Professor Gonçalo Bernardes, courtesy Chemistry Photography
Professor Gonçalo Bernardes has been awarded the Royal Society of Chemistry 2024 Corday-Morgan Mid-Career Prize for Chemistry.
The prize is given for his design, development and application of targeted therapeutics, including small molecule-based RNA degradation and conditional activation of chemotherapeutics.
Head of Department Professor James Keeler said: “This prize is a great recognition of the ambition and significance of Gonçalo’s work. Chemists have always played an important role in the development of new drugs, but Gonçalo’s work shows just how much more powerful a profound understanding of both the chemistry and the biology is in developing new therapies.”
Bernardes’ work is considered to be at the forefront of the interface of chemistry and biology and has led to many breakthroughs in protein chemistry and new chemical methodologies to address difficult questions in life sciences.
Bernardes said: “This prize recognises an effort in what I hope will generate new scientific knowledge and technological developments to impact on human health. This would not be possible without the talent and hard work of all of the undergraduate students, graduate students, postdoctoral researchers, and collaborators that I
have worked with, and with the support from my family. I am very grateful to all.”
One example of this innovative work is his research group’s development of a new tool for degrading RNA sequences in living cells using click-chemistry reactions.
Delivering cytotoxic drugs (drugs that kill cells) to specific cancer tissue sites without damaging healthy cells is a key research area for Bernardes and his research group. One technique involves ‘masking’ the activity of a drug, which is only restored when it reaches a tumour tissue.
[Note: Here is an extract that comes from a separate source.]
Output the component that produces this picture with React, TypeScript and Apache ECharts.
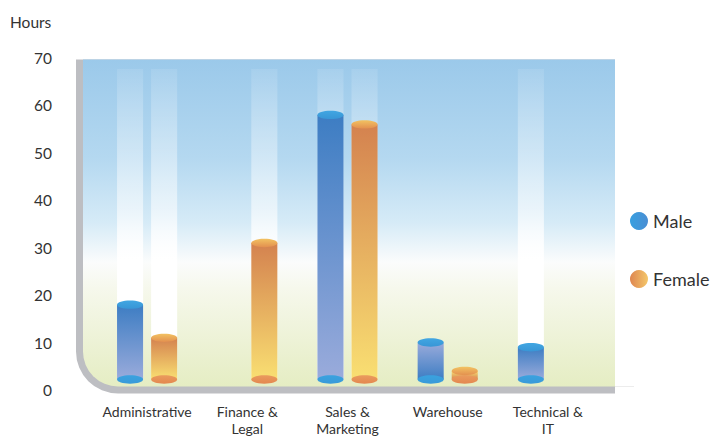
import React, { useEffect, useRef } from "react";
import * as echarts from "echarts";

const categories = ["Administrative", "Finance &\nLegal", "Sales &\nMarketing", "Warehouse", "Technical &\nIT"];
const maleHours = [18, 0, 58, 10, 9];
const femaleHours = [11, 31, 56, 4, 0];
const seriesNames = ["Male", "Female"];
const yMin = 0;
const yMax = 70;
const yInterval = 10;

// style-only settings
const NO_TRACK = ["Warehouse"];
const INVERTED = ["Warehouse"];

const LG = (x2: number, y2: number, stops: [number, string][]) =>
  new echarts.graphic.LinearGradient(0, 0, x2, y2, stops.map(([offset, color]) => ({ offset, color })));

const palettes: Record<string, any> = {
  Male: {
    body: [[0, "#3d7dc3"], [1, "#9aabdb"]],
    top: [[0, "#41a6e2"], [1, "#3896d6"]],
    bottom: [[0, "#3aa2df"], [1, "#3a9ad9"]],
    legend: LG(1, 0, [[0, "#379fe0"], [1, "#4a8ed3"]]),
    offset: -0.17,
  },
  Female: {
    body: [[0, "#d4824f"], [1, "#f9df72"]],
    top: [[0, "#f2c262"], [1, "#e3904f"]],
    bottom: [[0, "#e99b5d"], [1, "#e48850"]],
    legend: LG(1, 0, [[0, "#de8650"], [1, "#f4c76a"]]),
    offset: 0.17,
  },
};

function makeRender(name: string) {
  const p = palettes[name];
  return (params: any, api: any) => {
    const i = api.value(0);
    const v = api.value(1);
    if (!v) return null;
    const cat = categories[i].replace(/\n/g, " ");
    const top = api.coord([i, v]);
    const base = api.coord([i, 0]);
    const band = api.size([1, 0])[0];
    const w = band * 0.26;
    const cx = top[0] + p.offset * band;
    const x0 = cx - w / 2;
    const bottomY = base[1] - 10.5;
    const topY = top[1];
    const trackTop = api.coord([i, yMax])[1] + 11;
    const ry = 4.2;
    const inv = INVERTED.includes(cat);
    const bodyStops = inv ? p.body.map(([o, c]: any) => [1 - o, c]).reverse() : p.body;
    const children: any[] = [];
    if (!NO_TRACK.includes(cat)) {
      children.push({
        type: "rect",
        shape: { x: x0, y: trackTop, width: w, height: bottomY - trackTop },
        style: {
          fill: LG(0, 1, [
            [0, "rgba(255,255,255,0.1)"],
            [0.45, "rgba(255,255,255,0.55)"],
            [0.62, "rgba(255,255,255,1)"],
            [1, "rgba(255,255,255,1)"],
          ]),
        },
      });
    }
    children.push({
      type: "rect",
      shape: { x: x0, y: topY, width: w, height: bottomY - topY },
      style: { fill: LG(0, 1, bodyStops) },
    });
    children.push({
      type: "ellipse",
      shape: { cx, cy: bottomY, rx: w / 2, ry },
      style: { fill: LG(0, 1, p.bottom) },
    });
    children.push({
      type: "ellipse",
      shape: { cx, cy: topY, rx: w / 2, ry },
      style: { fill: LG(0, 1, p.top) },
    });
    return { type: "group", children };
  };
}

export default function App() {
  const ref = useRef<HTMLDivElement>(null);
  useEffect(() => {
    if (!ref.current) return;
    const chart = echarts.init(ref.current, null, { renderer: "svg" });
    const font = "Lato, 'Open Sans', sans-serif";
    chart.setOption({
      animation: false,
      textStyle: { fontFamily: font },
      title: {
        text: "Hours",
        left: 10,
        top: 14,
        padding: 0,
        textStyle: { fontSize: 15.5, fontWeight: "normal", color: "#333", fontFamily: font },
      },
      legend: {
        data: seriesNames.map((n) => ({ name: n, itemStyle: { color: palettes[n].legend } })),
        orient: "vertical",
        left: 630,
        top: 212,
        icon: "circle",
        itemWidth: 18,
        itemHeight: 18,
        itemGap: 40,
        padding: 0,
        textStyle: { fontSize: 18, color: "#333", fontFamily: font },
      },
      graphic: [
        {
          type: "rect",
          z: -10,
          shape: { x: 76, y: 59.5, width: 539, height: 334, r: [0, 0, 0, 42] },
          style: { fill: "#bdbec2" },
        },
        {
          type: "rect",
          z: -9,
          shape: { x: 83, y: 59.5, width: 532, height: 327, r: [0, 0, 0, 35] },
          style: {
            fill: LG(0, 1, [
              [0, "#9bc9ea"],
              [0.3, "#b4d8f0"],
              [0.5, "#d6ebf7"],
              [0.62, "#fbfcfc"],
              [0.7, "#f6f8ec"],
              [1, "#e5edc3"],
            ]),
          },
        },
        {
          type: "line",
          z: -9,
          shape: { x1: 615, y1: 386.5, x2: 634, y2: 386.5 },
          style: { stroke: "#ececec", lineWidth: 1 },
        },
      ],
      grid: { left: 97, right: 115, top: 58, bottom: 45 },
      xAxis: {
        type: "category",
        data: categories,
        axisLine: { show: false },
        axisTick: { show: false },
        axisLabel: { margin: 13, fontSize: 14, color: "#333", lineHeight: 17, fontFamily: font, interval: 0 },
      },
      yAxis: {
        type: "value",
        min: yMin,
        max: yMax,
        interval: yInterval,
        axisLine: { show: false },
        axisTick: { show: false },
        splitLine: { show: false },
        axisLabel: { margin: 45, fontSize: 15.5, color: "#333", fontFamily: font },
      },
      series: [
        {
          name: "Male",
          type: "custom",
          renderItem: makeRender("Male"),
          itemStyle: { color: palettes.Male.legend },
          encode: { x: 0, y: 1 },
          data: maleHours.map((v, i) => [i, v]),
          z: 3,
        },
        {
          name: "Female",
          type: "custom",
          renderItem: makeRender("Female"),
          itemStyle: { color: palettes.Female.legend },
          encode: { x: 0, y: 1 },
          data: femaleHours.map((v, i) => [i, v]),
          z: 3,
        },
      ],
    });
    return () => chart.dispose();
  }, []);
  return <div ref={ref} style={{ width: 713, height: 437, position: "absolute", left: 0, top: 0 }} />;
}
This means it won’t damage healthy cells along the way, enabling the dose to be increased without side-effects, and maximising efficacy.
Bernardes was recognised as a finalist in the Blavatnik awards in 2021 for the development of DNA degraders, and has recently been appointed as a Visiting Professor at Xi’an Hospital of Traditional Chinese Medicine in China, where he will continue his research into targeted cancer therapeutics in collaboration with medics and clinicians trained in both Chinese and Western medicine.